«Non amo le mode. Non seguo i trend. Non riesco a pensare di fare qualcosa che so già che tra sei mesi sarà superato. Amo la semplicità, ma odio la banalità. Concepisco i miei piatti partendo dalla materia prima e dal rispetto verso chi ha coltivato la terra o ha allevato al meglio un animale così da offrire a me e ai miei colleghi cuochi un taglio di carne perfetto». Ezio Gritti ammette di non aver mai avuto un vero maestro. È autodidatta, ha imparato sui libri e tra i fornelli. Ha anche imparato nei campi, negli allevamenti e in giro per il mondo. E la curiosità e l’amore che nutre per gli ingredienti si nota e tanto, mentre racconta il suo modo di lavorare o il percorso mentale che lo porta a sviluppare una nuova ricetta.
«Eseguire un piatto per me non vuol dire cuocere, vuol dire cucinare. Cucinare è un atto cerebrale. Una successione di pensieri che si traduce poi nell’esecuzione di un piatto. Le mie ricette nascono così. Assemblo materie prime diverse sapendo già cosa voglio ottenere e cosa otterrò. E la conoscenza delle materie prime è quello che tutti i giorni cerco di insegnare ai miei ragazzi in cucina. Se insegnassi loro cento ricette loro conoscerebbero quelle cento ricette. Se invece insegno loro a riconoscere gli ingredienti do loro modo di usare quegli ingredienti in una infinita gamma di combinazioni».
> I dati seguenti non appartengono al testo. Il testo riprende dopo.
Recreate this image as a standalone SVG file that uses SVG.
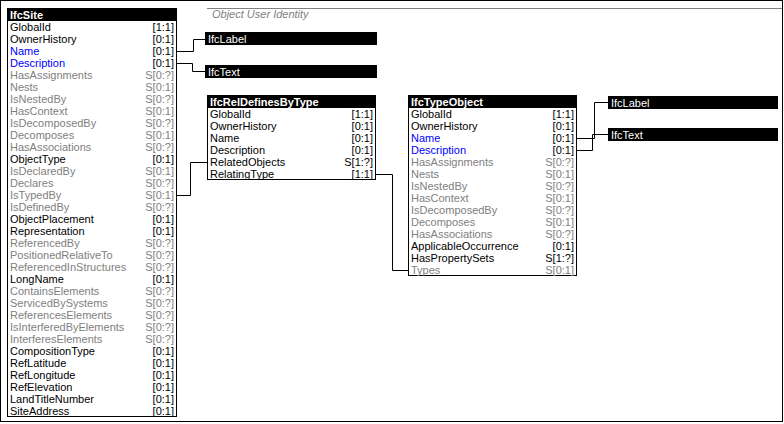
<svg xmlns="http://www.w3.org/2000/svg" width="784" height="424" viewBox="0 0 784 424">
<style>
text{font-family:"Liberation Sans",Arial,sans-serif;font-size:11px}
.box{fill:#fff;stroke:#000;stroke-width:1}
.hdr{fill:#000}
.ht{fill:#fff;font-weight:bold}
.a{fill:#000}
.g{fill:#808080}
.b{fill:#0000ff}
.c{text-anchor:end}
.con{fill:none;stroke:#000;stroke-width:1}
.ttl{fill:#808080;font-style:italic}
</style>
<rect x="0.5" y="0.5" width="782" height="421" fill="#fff" stroke="#000"/>
<line x1="207" y1="8.5" x2="782" y2="8.5" stroke="#808080"/>
<text class="ttl" x="212" y="18">Object User Identity</text>

<g id="connectors">
<path class="con" d="M177 51.5H193.5V39.5H205"/>
<path class="con" d="M177 63.5H192.5V71.5H205"/>
<path class="con" d="M177 195.5H190.5V162.5H207"/>
<path class="con" d="M376 174.5H392.5V270.5H408"/>
<path class="con" d="M577 138.5H594.5V102.5H608"/>
<path class="con" d="M577 150.5H592.5V134.5H608"/>
</g>

<g id="IfcSite">
<rect class="box" x="7.5" y="8.5" width="169" height="408"/>
<rect class="hdr" x="7" y="8" width="170" height="13"/>
<text class="ht" x="10" y="19">IfcSite</text>
<g>
<text class="a" x="10" y="31">GlobalId</text><text class="a c" x="174" y="31">[1:1]</text>
<text class="a" x="10" y="43">OwnerHistory</text><text class="a c" x="174" y="43">[0:1]</text>
<text class="b" x="10" y="55">Name</text><text class="a c" x="174" y="55">[0:1]</text>
<text class="b" x="10" y="67">Description</text><text class="a c" x="174" y="67">[0:1]</text>
<text class="g" x="10" y="79">HasAssignments</text><text class="g c" x="174" y="79">S[0:?]</text>
<text class="g" x="10" y="91">Nests</text><text class="g c" x="174" y="91">S[0:1]</text>
<text class="g" x="10" y="103">IsNestedBy</text><text class="g c" x="174" y="103">S[0:?]</text>
<text class="g" x="10" y="115">HasContext</text><text class="g c" x="174" y="115">S[0:1]</text>
<text class="g" x="10" y="127">IsDecomposedBy</text><text class="g c" x="174" y="127">S[0:?]</text>
<text class="g" x="10" y="139">Decomposes</text><text class="g c" x="174" y="139">S[0:1]</text>
<text class="g" x="10" y="151">HasAssociations</text><text class="g c" x="174" y="151">S[0:?]</text>
<text class="a" x="10" y="163">ObjectType</text><text class="a c" x="174" y="163">[0:1]</text>
<text class="g" x="10" y="175">IsDeclaredBy</text><text class="g c" x="174" y="175">S[0:1]</text>
<text class="g" x="10" y="187">Declares</text><text class="g c" x="174" y="187">S[0:?]</text>
<text class="g" x="10" y="199">IsTypedBy</text><text class="g c" x="174" y="199">S[0:1]</text>
<text class="g" x="10" y="211">IsDefinedBy</text><text class="g c" x="174" y="211">S[0:?]</text>
<text class="a" x="10" y="223">ObjectPlacement</text><text class="a c" x="174" y="223">[0:1]</text>
<text class="a" x="10" y="235">Representation</text><text class="a c" x="174" y="235">[0:1]</text>
<text class="g" x="10" y="247">ReferencedBy</text><text class="g c" x="174" y="247">S[0:?]</text>
<text class="g" x="10" y="259">PositionedRelativeTo</text><text class="g c" x="174" y="259">S[0:?]</text>
<text class="g" x="10" y="271">ReferencedInStructures</text><text class="g c" x="174" y="271">S[0:?]</text>
<text class="a" x="10" y="283">LongName</text><text class="a c" x="174" y="283">[0:1]</text>
<text class="g" x="10" y="295">ContainsElements</text><text class="g c" x="174" y="295">S[0:?]</text>
<text class="g" x="10" y="307">ServicedBySystems</text><text class="g c" x="174" y="307">S[0:?]</text>
<text class="g" x="10" y="319">ReferencesElements</text><text class="g c" x="174" y="319">S[0:?]</text>
<text class="g" x="10" y="331">IsInterferedByElements</text><text class="g c" x="174" y="331">S[0:?]</text>
<text class="g" x="10" y="343">InterferesElements</text><text class="g c" x="174" y="343">S[0:?]</text>
<text class="a" x="10" y="355">CompositionType</text><text class="a c" x="174" y="355">[0:1]</text>
<text class="a" x="10" y="367">RefLatitude</text><text class="a c" x="174" y="367">[0:1]</text>
<text class="a" x="10" y="379">RefLongitude</text><text class="a c" x="174" y="379">[0:1]</text>
<text class="a" x="10" y="391">RefElevation</text><text class="a c" x="174" y="391">[0:1]</text>
<text class="a" x="10" y="403">LandTitleNumber</text><text class="a c" x="174" y="403">[0:1]</text>
<text class="a" x="10" y="415">SiteAddress</text><text class="a c" x="174" y="415">[0:1]</text>
</g>
</g>

<g id="IfcLabel_1">
<rect class="hdr" x="205" y="32" width="172" height="13"/>
<text fill="#fff" x="208" y="43">IfcLabel</text>
</g>
<g id="IfcText_1">
<rect class="hdr" x="205" y="65" width="172" height="13"/>
<text fill="#fff" x="208" y="76">IfcText</text>
</g>

<g id="IfcRelDefinesByType">
<rect class="box" x="207.5" y="95.5" width="168" height="84"/>
<rect class="hdr" x="207" y="95" width="169" height="13"/>
<text class="ht" x="210" y="106">IfcRelDefinesByType</text>
<text class="a" x="210" y="118">GlobalId</text><text class="a c" x="373" y="118">[1:1]</text>
<text class="a" x="210" y="130">OwnerHistory</text><text class="a c" x="373" y="130">[0:1]</text>
<text class="a" x="210" y="142">Name</text><text class="a c" x="373" y="142">[0:1]</text>
<text class="a" x="210" y="154">Description</text><text class="a c" x="373" y="154">[0:1]</text>
<text class="a" x="210" y="166">RelatedObjects</text><text class="a c" x="373" y="166">S[1:?]</text>
<text class="a" x="210" y="178">RelatingType</text><text class="a c" x="373" y="178">[1:1]</text>
</g>

<g id="IfcTypeObject">
<rect class="box" x="408.5" y="95.5" width="168" height="180"/>
<rect class="hdr" x="408" y="95" width="169" height="13"/>
<text class="ht" x="411" y="106">IfcTypeObject</text>
<text class="a" x="411" y="118">GlobalId</text><text class="a c" x="574" y="118">[1:1]</text>
<text class="a" x="411" y="130">OwnerHistory</text><text class="a c" x="574" y="130">[0:1]</text>
<text class="b" x="411" y="142">Name</text><text class="a c" x="574" y="142">[0:1]</text>
<text class="b" x="411" y="154">Description</text><text class="a c" x="574" y="154">[0:1]</text>
<text class="g" x="411" y="166">HasAssignments</text><text class="g c" x="574" y="166">S[0:?]</text>
<text class="g" x="411" y="178">Nests</text><text class="g c" x="574" y="178">S[0:1]</text>
<text class="g" x="411" y="190">IsNestedBy</text><text class="g c" x="574" y="190">S[0:?]</text>
<text class="g" x="411" y="202">HasContext</text><text class="g c" x="574" y="202">S[0:1]</text>
<text class="g" x="411" y="214">IsDecomposedBy</text><text class="g c" x="574" y="214">S[0:?]</text>
<text class="g" x="411" y="226">Decomposes</text><text class="g c" x="574" y="226">S[0:1]</text>
<text class="g" x="411" y="238">HasAssociations</text><text class="g c" x="574" y="238">S[0:?]</text>
<text class="a" x="411" y="250">ApplicableOccurrence</text><text class="a c" x="574" y="250">[0:1]</text>
<text class="a" x="411" y="262">HasPropertySets</text><text class="a c" x="574" y="262">S[1:?]</text>
<text class="g" x="411" y="274">Types</text><text class="g c" x="574" y="274">S[0:1]</text>
</g>

<g id="IfcLabel_2">
<rect class="hdr" x="608" y="96" width="170" height="13"/>
<text fill="#fff" x="611" y="107">IfcLabel</text>
</g>
<g id="IfcText_2">
<rect class="hdr" x="608" y="128" width="170" height="13"/>
<text fill="#fff" x="611" y="139">IfcText</text>
</g>
</svg>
Come definire la cucina di Ezio Gritti? Un singolo aggettivo non basta. Guarda alla tradizione, all’innovazione, a cotture antiche (compresa la cottura in pentole di legno, un regalo che gli fece Gino Veronelli sfidandolo a trovare materie prime e ricette adatte a quei particolari contenitori) e alle moderne tecnologie. A tagli particolari di carne, al quinto quarto, e poi al piccione (celebre una sua ricetta del 2000 che vede il volatile proposto con liquirizia e menta) e a pesci come la triglia che in menu appare in una ricetta dal semplice, ma significativo titolo Sua maestà, la triglia di scoglio. Il tutto senza temere contaminazioni da parte di ingredienti parecchio particolari: come lo Chanel N° 5 usato per aromatizzare un fumo usato poi in un parfait o il Moscato di Scanzo in unione ai casoncelli bergamaschi.
«L’innovazione è riproporre bene la tradizione - dice Gritti -. Il ché non vuol dire che la tradizione prima fosse fatta male. Era fatta bene per gli anni che erano. Le faccio un esempio. Il piatto tradizionale di Bergamo sono i casoncelli. Ai tempi venivano proposti inondati di burro fuso. E allora erano perfetti così, ma oggi potremmo pensare di riproporli in quel modo? Quindi li abbandoniamo perché altrimenti non sarebbero più veramente tradizionali o li ripensiamo attualizzandoli al nostro tempo? Ecco, io propendo per questa ultima soluzione».
Quello di Gritti è, in definitiva, un locale coerente a se stesso. Linearità e pulizia si ritrovano nei piatti che escono dalla cucina e negli ambienti che accolgono i clienti. Materiali chiari e arredi che mettono e proprio agio. Anche la posateria e il vasellame sembrano (e probabilmente sono) pensati per integrarsi con il colore delle ricette e con quello degli arredi. Insomma, nulla è lasciato al caso pur di dare al cliente quel benessere che Gritti desidera.